JLR should be using its hybrid technology to solve this issue; not continuously banging on about the worthiness of diesel.

You commented on the previous article about your hatred of JLR... is everything okay at home? Does Daddy drive a Rover? ;-)

5 May 2017
You know the argument is won when your opponent starts to get personal. I don't hate JLR, but I don't think these kind of statements from them are very clever. Diesel Range Rovers in Central London are the last thing I want to see. Why not encourage them to sell more of their hybrids instead?

5 May 2017
If JLR wants customers to trust them they could take a lead in providing real world emissions figures. As it is the gap between their official figures and actual results on the Ingenium diesels is ludicrous.

5 May 2017
I agree wholeheartedly about the need for the UK to develop battery technology and have an industry to support it. What is the Government's strategic plan for the next 5-10 years??

5 May 2017
Hedonist wrote:

What is the Government's strategic plan for the next 5-10 years??

Leave the EU single market and heavily tax cars over £40k - JLR must be thinking what fools they were for investing in the UK.

6 May 2017
Hedonist wrote:

I agree wholeheartedly about the need for the UK to develop battery technology and have an industry to support it. What is the Government's strategic plan for the next 5-10 years??

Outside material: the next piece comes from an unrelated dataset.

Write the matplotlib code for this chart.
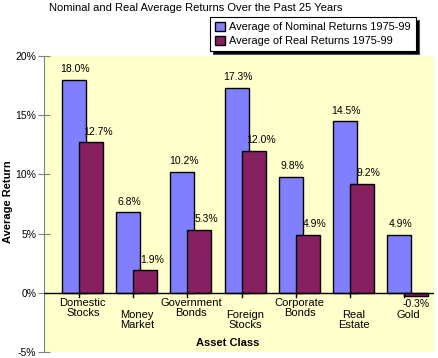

Maybe the government should take a couple of steps back, and look at encouraging/creating the right environment for developing battery technology, rather than its enthusiasm for automated vehicles which it keeps harping on about.

5 May 2017
They are sticking their heads in the sands. It is as if Herr Speth has never heard of Tesla, or BYD who are selling 100% electric buses. Or Geely / LTI plug-in hybrids taxis. Or countless other Chinese companies we haven't heard of, who are currently working flat-out to be the electric car, ie car, leaders of the future. JLR are sitting around waiting for someone to build a massive battery factory next to their facilities. Sorry guys, you've got to get off your lazy backsides and get on with it yourselves. Otherwise you will be lambs to the slaughter.

5 May 2017
paddyb wrote:

They are sticking their heads in the sands. It is as if Herr Speth has never heard of Tesla, or BYD who are selling 100% electric buses. Or Geely / LTI plug-in hybrids taxis. Or countless other Chinese companies ..........

I know of Tesla, a car company that has never really made any profit.

I know a few good chinese take aways, real nice. But havent heard of china car makers. Oh yes byd makes those exploding electric taxis and clone western car designs.

Whats will all the chinese trolls in Autocar these days?

7 May 2017
shortbread wrote:

I know of Tesla, a car company that has never really made any profit.

I know a few good chinese take aways, real nice. But havent heard of china car makers. Oh yes byd makes those exploding electric taxis and clone western car designs.

Tesla currently makes a gross margin of 27% on its cars, getting on for the best in the industry. The only reason it reports a loss is that it is growing at over 100% a year. (If its reported losses were a problem, it wouldn't have just overtaken Ford in market cap!)

Re Chinese automakers, Geely owns Volvo and LTI (who make the London Taxis). BYD is backed by Warren Buffett. Other Chinese carmakers are in joint ventures with western firms, sucking out their technology at a rapid rate.